**SHORT EXERCISE**
Omit all images, then repeat exactly the lines below from the one containing "Give me the TikZ source for this diagram." through the one containing "fsor.west) -- (fsor.west);", both ends included.

**EXTRACTED ENTRIES**
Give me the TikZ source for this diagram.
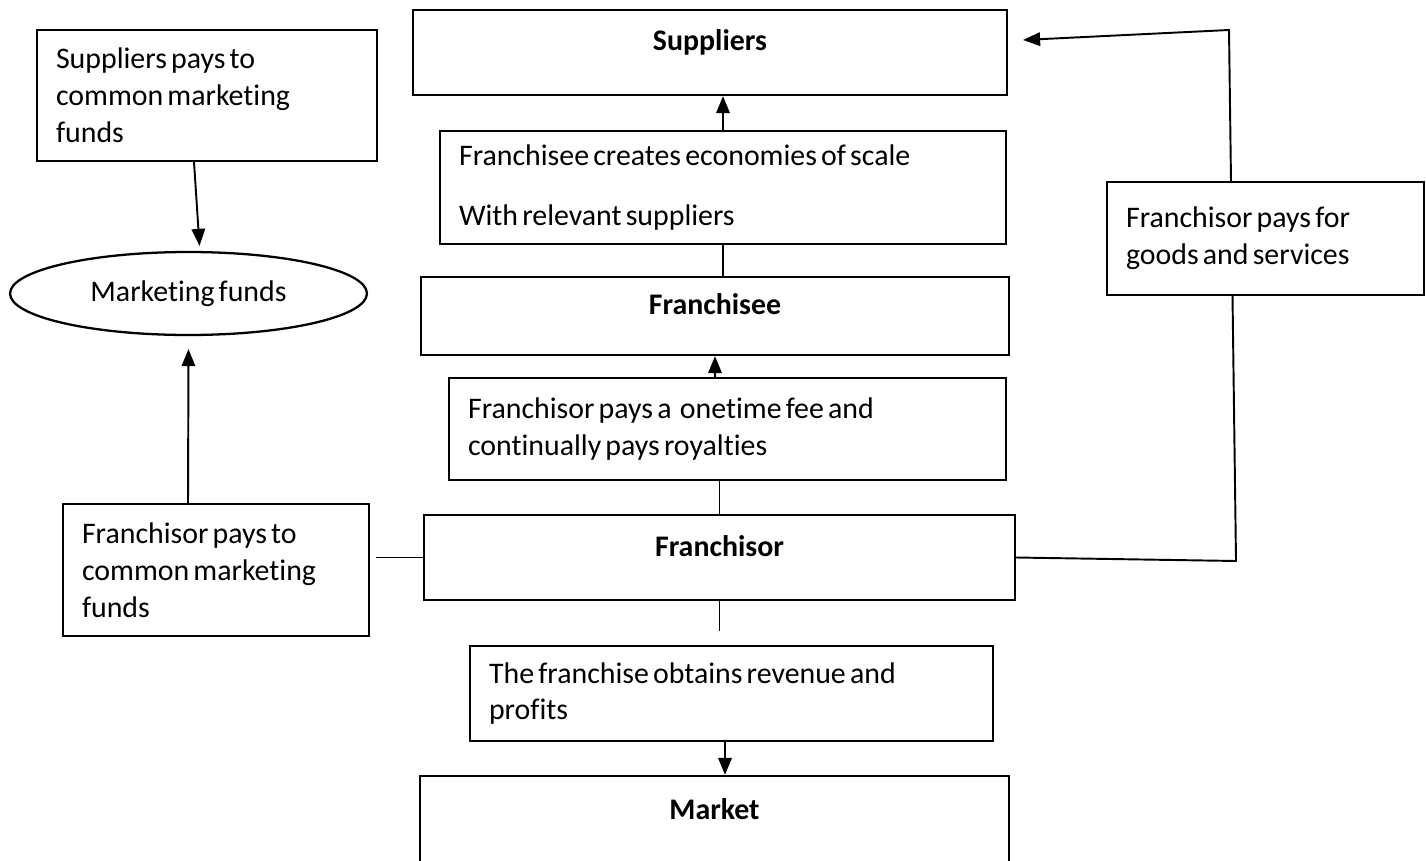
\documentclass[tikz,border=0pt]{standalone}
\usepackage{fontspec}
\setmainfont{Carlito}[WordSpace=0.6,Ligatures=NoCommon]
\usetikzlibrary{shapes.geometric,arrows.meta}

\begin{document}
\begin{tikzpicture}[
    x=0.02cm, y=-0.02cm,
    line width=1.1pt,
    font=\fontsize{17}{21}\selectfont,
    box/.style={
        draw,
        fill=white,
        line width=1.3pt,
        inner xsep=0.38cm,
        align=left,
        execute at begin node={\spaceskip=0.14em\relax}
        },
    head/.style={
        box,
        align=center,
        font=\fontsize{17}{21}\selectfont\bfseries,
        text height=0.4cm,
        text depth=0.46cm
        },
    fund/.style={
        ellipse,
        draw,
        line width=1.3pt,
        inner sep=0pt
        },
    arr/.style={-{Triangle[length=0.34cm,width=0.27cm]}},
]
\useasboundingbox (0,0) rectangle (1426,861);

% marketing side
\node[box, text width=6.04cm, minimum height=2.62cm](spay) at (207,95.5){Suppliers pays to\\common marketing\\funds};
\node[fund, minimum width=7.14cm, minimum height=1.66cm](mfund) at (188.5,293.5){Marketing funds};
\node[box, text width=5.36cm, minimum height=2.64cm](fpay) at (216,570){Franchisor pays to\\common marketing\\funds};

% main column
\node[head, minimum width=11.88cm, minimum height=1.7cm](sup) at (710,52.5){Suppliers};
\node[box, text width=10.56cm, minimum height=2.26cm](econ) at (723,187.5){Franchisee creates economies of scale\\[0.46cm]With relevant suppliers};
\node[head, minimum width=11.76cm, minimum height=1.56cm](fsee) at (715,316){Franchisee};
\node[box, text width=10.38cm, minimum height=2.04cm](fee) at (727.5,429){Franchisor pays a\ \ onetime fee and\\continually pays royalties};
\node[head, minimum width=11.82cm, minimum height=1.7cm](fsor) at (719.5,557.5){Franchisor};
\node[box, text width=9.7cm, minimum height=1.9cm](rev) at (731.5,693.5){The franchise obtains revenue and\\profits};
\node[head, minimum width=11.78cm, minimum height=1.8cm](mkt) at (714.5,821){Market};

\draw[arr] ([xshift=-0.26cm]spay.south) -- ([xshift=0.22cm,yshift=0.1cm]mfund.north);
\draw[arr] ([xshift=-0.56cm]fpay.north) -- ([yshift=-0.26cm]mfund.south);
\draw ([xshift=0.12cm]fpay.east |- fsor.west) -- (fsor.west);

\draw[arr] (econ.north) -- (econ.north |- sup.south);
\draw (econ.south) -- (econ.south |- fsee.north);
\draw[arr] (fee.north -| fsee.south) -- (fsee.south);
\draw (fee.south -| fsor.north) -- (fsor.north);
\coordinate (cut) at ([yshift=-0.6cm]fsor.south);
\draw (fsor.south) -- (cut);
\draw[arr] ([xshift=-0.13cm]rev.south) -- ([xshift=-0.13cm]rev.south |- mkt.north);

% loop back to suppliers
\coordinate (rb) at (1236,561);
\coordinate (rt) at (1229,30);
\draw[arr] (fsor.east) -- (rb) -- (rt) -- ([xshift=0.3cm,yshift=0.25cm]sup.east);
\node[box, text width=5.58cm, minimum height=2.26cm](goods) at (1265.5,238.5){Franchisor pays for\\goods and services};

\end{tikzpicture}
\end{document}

...

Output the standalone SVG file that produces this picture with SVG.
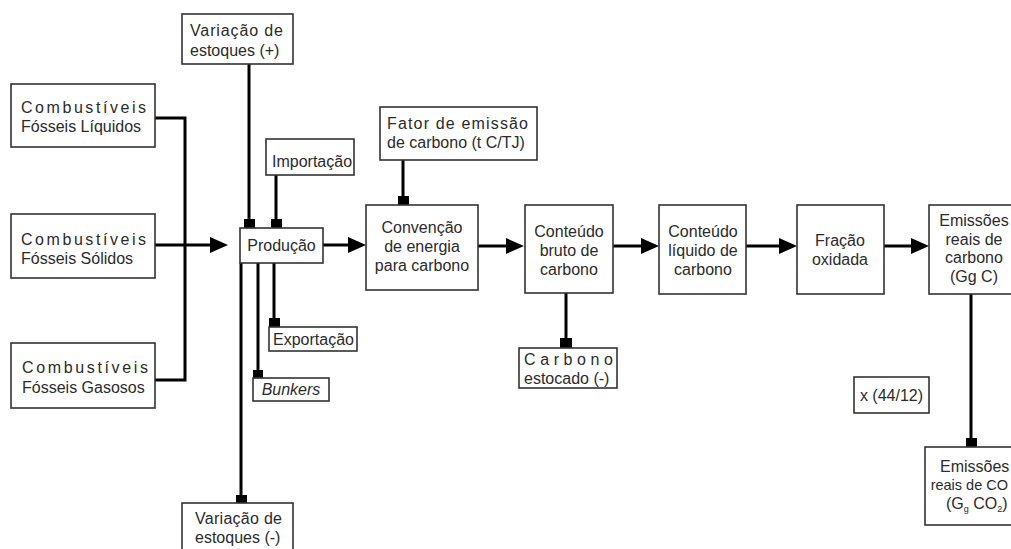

...

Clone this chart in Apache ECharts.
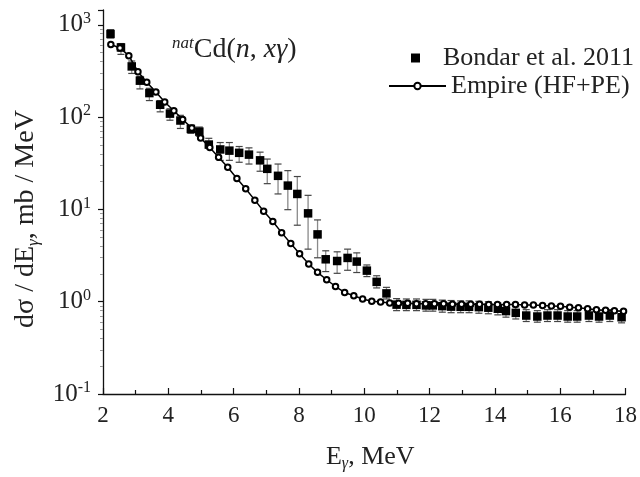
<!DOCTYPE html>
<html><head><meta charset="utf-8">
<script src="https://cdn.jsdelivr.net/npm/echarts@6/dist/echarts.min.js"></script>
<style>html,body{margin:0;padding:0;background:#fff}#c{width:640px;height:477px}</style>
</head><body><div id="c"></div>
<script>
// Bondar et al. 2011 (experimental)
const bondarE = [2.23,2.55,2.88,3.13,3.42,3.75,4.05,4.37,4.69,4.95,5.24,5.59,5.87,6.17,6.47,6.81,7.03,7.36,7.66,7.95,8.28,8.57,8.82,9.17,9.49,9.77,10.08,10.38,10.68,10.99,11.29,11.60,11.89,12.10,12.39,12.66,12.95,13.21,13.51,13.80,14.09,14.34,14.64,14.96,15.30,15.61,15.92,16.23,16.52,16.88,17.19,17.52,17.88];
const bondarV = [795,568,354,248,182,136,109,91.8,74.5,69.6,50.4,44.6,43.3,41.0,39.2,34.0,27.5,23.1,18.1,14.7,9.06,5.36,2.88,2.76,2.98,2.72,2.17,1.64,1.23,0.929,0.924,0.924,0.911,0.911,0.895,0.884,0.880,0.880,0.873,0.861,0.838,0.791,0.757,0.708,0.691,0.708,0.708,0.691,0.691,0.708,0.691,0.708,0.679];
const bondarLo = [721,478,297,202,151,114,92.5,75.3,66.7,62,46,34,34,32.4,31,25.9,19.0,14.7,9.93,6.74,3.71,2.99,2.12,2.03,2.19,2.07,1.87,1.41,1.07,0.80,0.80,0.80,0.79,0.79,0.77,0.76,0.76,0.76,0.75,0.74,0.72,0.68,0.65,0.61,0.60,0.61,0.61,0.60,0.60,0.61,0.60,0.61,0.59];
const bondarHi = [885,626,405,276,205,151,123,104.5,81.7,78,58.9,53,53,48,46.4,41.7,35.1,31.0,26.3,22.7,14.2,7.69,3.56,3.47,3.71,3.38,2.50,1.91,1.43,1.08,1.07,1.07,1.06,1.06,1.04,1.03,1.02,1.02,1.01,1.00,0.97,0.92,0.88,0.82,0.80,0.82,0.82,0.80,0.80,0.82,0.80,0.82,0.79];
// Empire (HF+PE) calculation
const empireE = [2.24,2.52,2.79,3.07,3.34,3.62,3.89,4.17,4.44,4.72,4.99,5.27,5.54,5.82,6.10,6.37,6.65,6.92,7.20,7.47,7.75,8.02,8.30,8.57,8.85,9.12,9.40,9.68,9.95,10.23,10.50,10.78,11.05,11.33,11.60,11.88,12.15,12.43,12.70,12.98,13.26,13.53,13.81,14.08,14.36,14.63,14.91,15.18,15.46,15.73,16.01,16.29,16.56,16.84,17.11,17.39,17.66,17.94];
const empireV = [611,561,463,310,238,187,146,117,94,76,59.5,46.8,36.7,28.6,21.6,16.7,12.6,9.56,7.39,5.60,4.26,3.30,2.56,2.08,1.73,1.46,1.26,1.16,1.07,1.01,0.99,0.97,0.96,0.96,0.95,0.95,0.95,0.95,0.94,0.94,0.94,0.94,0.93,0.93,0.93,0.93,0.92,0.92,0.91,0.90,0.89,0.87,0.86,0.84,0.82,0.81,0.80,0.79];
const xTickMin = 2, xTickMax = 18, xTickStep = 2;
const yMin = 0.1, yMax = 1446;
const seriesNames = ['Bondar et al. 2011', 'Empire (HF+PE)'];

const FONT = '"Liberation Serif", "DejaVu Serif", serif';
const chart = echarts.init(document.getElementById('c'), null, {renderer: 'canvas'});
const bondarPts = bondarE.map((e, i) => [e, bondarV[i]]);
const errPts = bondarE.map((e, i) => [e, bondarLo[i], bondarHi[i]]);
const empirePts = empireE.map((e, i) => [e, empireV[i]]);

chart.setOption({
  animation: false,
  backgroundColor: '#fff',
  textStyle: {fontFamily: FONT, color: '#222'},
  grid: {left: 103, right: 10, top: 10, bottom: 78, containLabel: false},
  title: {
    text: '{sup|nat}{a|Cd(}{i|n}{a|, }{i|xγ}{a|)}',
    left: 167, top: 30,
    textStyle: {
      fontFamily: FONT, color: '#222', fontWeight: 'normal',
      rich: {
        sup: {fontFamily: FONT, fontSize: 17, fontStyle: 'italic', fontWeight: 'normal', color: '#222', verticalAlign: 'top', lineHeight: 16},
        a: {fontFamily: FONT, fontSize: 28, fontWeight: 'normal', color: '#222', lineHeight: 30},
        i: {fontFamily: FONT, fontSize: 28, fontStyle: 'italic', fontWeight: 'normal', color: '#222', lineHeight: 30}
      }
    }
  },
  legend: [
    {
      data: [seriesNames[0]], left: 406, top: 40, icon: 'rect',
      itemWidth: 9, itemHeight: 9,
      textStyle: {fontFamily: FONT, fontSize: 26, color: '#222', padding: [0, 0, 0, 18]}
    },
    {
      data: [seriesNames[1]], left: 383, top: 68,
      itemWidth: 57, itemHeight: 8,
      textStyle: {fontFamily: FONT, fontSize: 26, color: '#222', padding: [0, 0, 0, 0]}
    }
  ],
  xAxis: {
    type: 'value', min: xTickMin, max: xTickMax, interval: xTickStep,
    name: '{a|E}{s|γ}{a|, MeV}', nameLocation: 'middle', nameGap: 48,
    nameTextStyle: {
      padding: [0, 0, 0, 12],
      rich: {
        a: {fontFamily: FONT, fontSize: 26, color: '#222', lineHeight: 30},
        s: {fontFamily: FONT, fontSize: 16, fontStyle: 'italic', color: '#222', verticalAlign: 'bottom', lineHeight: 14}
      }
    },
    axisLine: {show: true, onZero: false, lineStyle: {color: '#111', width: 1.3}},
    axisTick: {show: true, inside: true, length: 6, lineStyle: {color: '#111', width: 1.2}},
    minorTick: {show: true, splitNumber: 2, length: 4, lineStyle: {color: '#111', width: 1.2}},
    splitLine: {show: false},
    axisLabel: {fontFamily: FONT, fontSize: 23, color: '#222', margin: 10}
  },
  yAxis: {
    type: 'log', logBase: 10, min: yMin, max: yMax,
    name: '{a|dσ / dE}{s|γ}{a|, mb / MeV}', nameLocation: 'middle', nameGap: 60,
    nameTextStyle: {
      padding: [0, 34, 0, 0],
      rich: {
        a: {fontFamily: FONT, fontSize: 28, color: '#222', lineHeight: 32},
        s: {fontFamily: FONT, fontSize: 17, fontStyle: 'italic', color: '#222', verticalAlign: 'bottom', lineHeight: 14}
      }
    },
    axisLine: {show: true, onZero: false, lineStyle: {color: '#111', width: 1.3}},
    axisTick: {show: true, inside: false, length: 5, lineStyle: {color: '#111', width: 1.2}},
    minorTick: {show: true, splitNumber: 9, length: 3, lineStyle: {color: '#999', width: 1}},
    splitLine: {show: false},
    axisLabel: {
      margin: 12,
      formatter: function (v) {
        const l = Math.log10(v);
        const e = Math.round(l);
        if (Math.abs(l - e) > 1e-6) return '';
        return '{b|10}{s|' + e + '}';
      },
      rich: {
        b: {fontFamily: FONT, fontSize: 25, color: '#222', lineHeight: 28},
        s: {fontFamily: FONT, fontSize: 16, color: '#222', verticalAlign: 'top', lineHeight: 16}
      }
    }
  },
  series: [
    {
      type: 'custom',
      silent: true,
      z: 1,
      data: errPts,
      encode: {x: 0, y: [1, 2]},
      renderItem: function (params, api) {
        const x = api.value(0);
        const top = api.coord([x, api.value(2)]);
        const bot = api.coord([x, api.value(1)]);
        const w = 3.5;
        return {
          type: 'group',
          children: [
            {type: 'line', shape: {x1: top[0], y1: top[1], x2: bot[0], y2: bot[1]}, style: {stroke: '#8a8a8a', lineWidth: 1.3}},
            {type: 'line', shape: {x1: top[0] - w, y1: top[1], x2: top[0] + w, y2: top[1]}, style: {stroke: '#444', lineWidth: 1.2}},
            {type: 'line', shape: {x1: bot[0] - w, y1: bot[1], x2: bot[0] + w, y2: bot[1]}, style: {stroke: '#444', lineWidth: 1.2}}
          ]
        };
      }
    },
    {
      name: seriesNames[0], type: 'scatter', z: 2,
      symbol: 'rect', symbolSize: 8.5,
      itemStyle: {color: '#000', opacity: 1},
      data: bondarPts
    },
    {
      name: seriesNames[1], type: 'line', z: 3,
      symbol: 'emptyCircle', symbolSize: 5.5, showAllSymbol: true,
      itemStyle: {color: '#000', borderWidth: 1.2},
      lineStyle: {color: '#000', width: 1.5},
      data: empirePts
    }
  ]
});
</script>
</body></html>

**TASK ANSWER**
Give me the TikZ source for this diagram.
\documentclass[tikz,border=0pt]{standalone}
\usepackage{fontspec}
\setmainfont{Carlito}[WordSpace=0.6,Ligatures=NoCommon]
\usetikzlibrary{shapes.geometric,arrows.meta}

\begin{document}
\begin{tikzpicture}[
    x=0.02cm, y=-0.02cm,
    line width=1.1pt,
    font=\fontsize{17}{21}\selectfont,
    box/.style={
        draw,
        fill=white,
        line width=1.3pt,
        inner xsep=0.38cm,
        align=left,
        execute at begin node={\spaceskip=0.14em\relax}
        },
    head/.style={
        box,
        align=center,
        font=\fontsize{17}{21}\selectfont\bfseries,
        text height=0.4cm,
        text depth=0.46cm
        },
    fund/.style={
        ellipse,
        draw,
        line width=1.3pt,
        inner sep=0pt
        },
    arr/.style={-{Triangle[length=0.34cm,width=0.27cm]}},
]
\useasboundingbox (0,0) rectangle (1426,861);

% marketing side
\node[box, text width=6.04cm, minimum height=2.62cm](spay) at (207,95.5){Suppliers pays to\\common marketing\\funds};
\node[fund, minimum width=7.14cm, minimum height=1.66cm](mfund) at (188.5,293.5){Marketing funds};
\node[box, text width=5.36cm, minimum height=2.64cm](fpay) at (216,570){Franchisor pays to\\common marketing\\funds};

% main column
\node[head, minimum width=11.88cm, minimum height=1.7cm](sup) at (710,52.5){Suppliers};
\node[box, text width=10.56cm, minimum height=2.26cm](econ) at (723,187.5){Franchisee creates economies of scale\\[0.46cm]With relevant suppliers};
\node[head, minimum width=11.76cm, minimum height=1.56cm](fsee) at (715,316){Franchisee};
\node[box, text width=10.38cm, minimum height=2.04cm](fee) at (727.5,429){Franchisor pays a\ \ onetime fee and\\continually pays royalties};
\node[head, minimum width=11.82cm, minimum height=1.7cm](fsor) at (719.5,557.5){Franchisor};
\node[box, text width=9.7cm, minimum height=1.9cm](rev) at (731.5,693.5){The franchise obtains revenue and\\profits};
\node[head, minimum width=11.78cm, minimum height=1.8cm](mkt) at (714.5,821){Market};

\draw[arr] ([xshift=-0.26cm]spay.south) -- ([xshift=0.22cm,yshift=0.1cm]mfund.north);
\draw[arr] ([xshift=-0.56cm]fpay.north) -- ([yshift=-0.26cm]mfund.south);
\draw ([xshift=0.12cm]fpay.east |- fsor.west) -- (fsor.west);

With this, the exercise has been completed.